The Deloitte Center for Health Solutions (DCHS), the research division of Deloitte LLP’s Life Sciences and Health Care practice, conducted six focus groups late last year to gauge the acceptance of technology in home health. They tested two main home health scenarios among 42 younger (<44) and older (45-64) adults, both drawn from healthy and chronic condition patients and with a mix of demographics.
In this qualitative study, the two scenarios tested were: technology that would help manage chronic conditions and tech to promote healthy living. The first scenario gives a very advanced vision of chronic care management that involves telehealth, telemedicine and residential monitoring in the management of chronic conditions (diabetes and CHF).
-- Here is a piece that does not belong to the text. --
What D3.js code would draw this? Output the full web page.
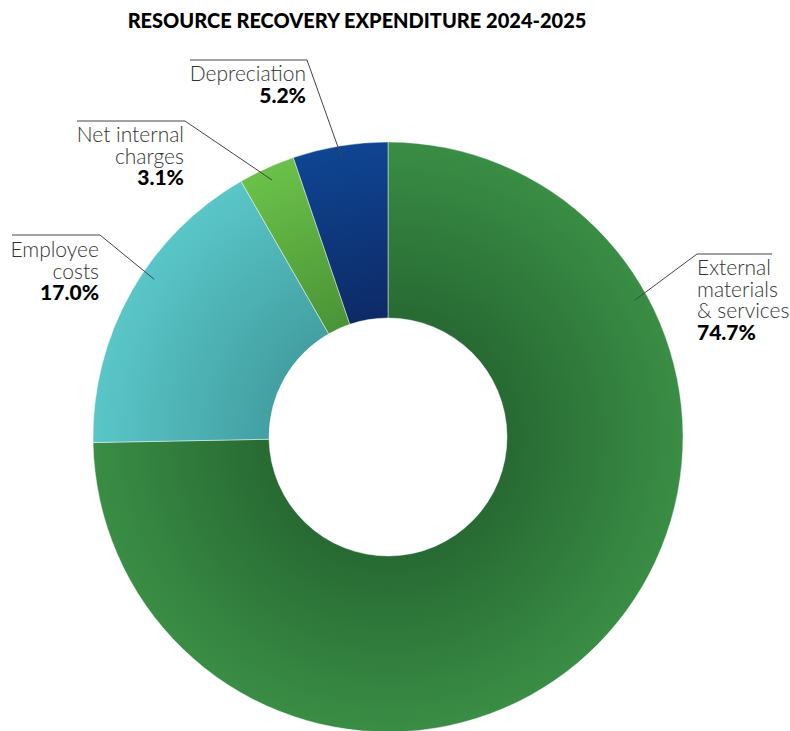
<!DOCTYPE html>
<html>
<head>
<meta charset="utf-8">
<script src="https://cdn.jsdelivr.net/npm/d3@7"></script>
<style>
  html, body { margin: 0; padding: 0; background: #fff; }
  svg { display: block; }
  text { font-family: Lato, "Open Sans", sans-serif; }
</style>
</head>
<body>
<svg id="chart" width="790" height="731"></svg>
<script>
// Expenditure shares, in drawing order (clockwise from 12 o'clock)
const categories = ["External materials & services", "Employee costs", "Net internal charges", "Depreciation"];
const shares = [74.7, 17.0, 3.1, 5.2];
const labelLines = [
  ["External", "materials", "& services"],
  ["Employee", "costs"],
  ["Net internal", "charges"],
  ["Depreciation"]
];

// Slice colours: [inner edge, outer edge]
const palette = [
  ["#276a33", "#3a8d45"],
  ["#43a0a2", "#5ac6c8"],
  ["#4a9436", "#6bc149"],
  ["#0d2a66", "#0f4592"]
];

// Callout layout: anchor angle on the ring (degrees, null = slice middle),
// elbow point, label side and the far end of the rule above the text
const callouts = [
  { angle: 61, elbow: [697, 254], ruleEnd: 772, side: "left", y0: 275 },
  { angle: 304, elbow: [100, 235], ruleEnd: 12, side: "right", y0: 257 },
  { angle: null, elbow: [185, 121], ruleEnd: 77, side: "right", y0: 142 },
  { angle: null, elbow: [307, 60], ruleEnd: 190, side: "right", y0: 81 }
];

const svg = d3.select("#chart");
const cx = 388, cy = 437;
const rOuter = 295, rInner = 119, rAnchor = 282;
const lineH = 21.7;

svg.append("text")
  .attr("x", 357).attr("y", 28)
  .attr("text-anchor", "middle")
  .style("font-weight", 900)
  .style("font-size", "20px")
  .attr("fill", "#000")
  .text("RESOURCE RECOVERY EXPENDITURE 2024-2025");

// Radial shading per slice, darker toward the hole (coordinates relative to the ring centre)
const defs = svg.append("defs");
palette.forEach((c, i) => {
  const gr = defs.append("radialGradient")
    .attr("id", "grad" + i)
    .attr("gradientUnits", "userSpaceOnUse")
    .attr("cx", 0).attr("cy", 0).attr("r", rOuter);
  gr.append("stop").attr("offset", rInner / rOuter).attr("stop-color", c[0]);
  gr.append("stop").attr("offset", 1).attr("stop-color", c[1]);
});

const pie = d3.pie().sort(null).value(d => d);
const arcs = pie(shares);
const arc = d3.arc().innerRadius(rInner).outerRadius(rOuter);

const g = svg.append("g").attr("transform", `translate(${cx},${cy})`);
g.selectAll("path.slice")
  .data(arcs)
  .join("path")
  .attr("class", "slice")
  .attr("d", arc)
  .attr("fill", (d, i) => `url(#grad${i})`)
  .attr("stroke", "rgba(255,255,255,0.45)")
  .attr("stroke-width", 1);

// Callouts
arcs.forEach((a, i) => {
  const co = callouts[i];
  const ang = co.angle != null ? co.angle * Math.PI / 180 : (a.startAngle + a.endAngle) / 2;
  const ax = cx + rAnchor * Math.sin(ang);
  const ay = cy - rAnchor * Math.cos(ang);
  svg.append("path")
    .attr("d", `M${ax},${ay}L${co.elbow[0]},${co.elbow[1]}L${co.ruleEnd},${co.elbow[1]}`)
    .attr("fill", "none")
    .attr("stroke", "#444")
    .attr("stroke-width", 1);

  const tx = co.side === "left" ? co.elbow[0] : co.elbow[0] - 1;
  const anchor = co.side === "left" ? "start" : "end";
  const t = svg.append("text")
    .attr("x", tx)
    .attr("text-anchor", anchor)
    .style("font-size", "21px");
  labelLines[i].forEach((ln, j) => {
    t.append("tspan")
      .attr("x", tx)
      .attr("y", co.y0 + j * lineH)
      .style("font-weight", 300)
      .attr("fill", "#333")
      .text(ln);
  });
  t.append("tspan")
    .attr("x", tx)
    .attr("y", co.y0 + labelLines[i].length * lineH)
    .style("font-weight", 900)
    .attr("fill", "#000")
    .text(shares[i].toFixed(1) + "%");
});
</script>
</body>
</html>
The second involves lifestyle factors including eating, activity and exercise management and managing travel.
Some findings in the report summarized and linked for download here, including implications for companies:
- Overall they were open to and optimistic about using technology to enable better home care of older adults who require it–including embedded sensors.
- ‘Smart home’ has appeal, but there is a preference for the less intrusive (stove burner/cooking range sensors, fall detectors) and resistance to perceived invasions of privacy (sleep, bathroom and activity monitoring).
- They understood the balance of reward and risk in consideration of broad categories of nutrition, physical activity, prevention, and dealing with an acute episode (see quadrant below, click to enlarge)
Center Director Harry Greenspun, MD’s in his Health Care Current blog notes that TECS has the capability of providing services formerly provided only in a doctor’s office or hospital in the home, but “One question remains, “How quickly will consumers adapt and accept new technologies that bring care into their home?”–then answers his own question.
All of these innovations have given us a level of insight and capability we could not have imagined even a few years ago. At the same time, each raises privacy concerns.
So why do we do it? Because we get something out of it.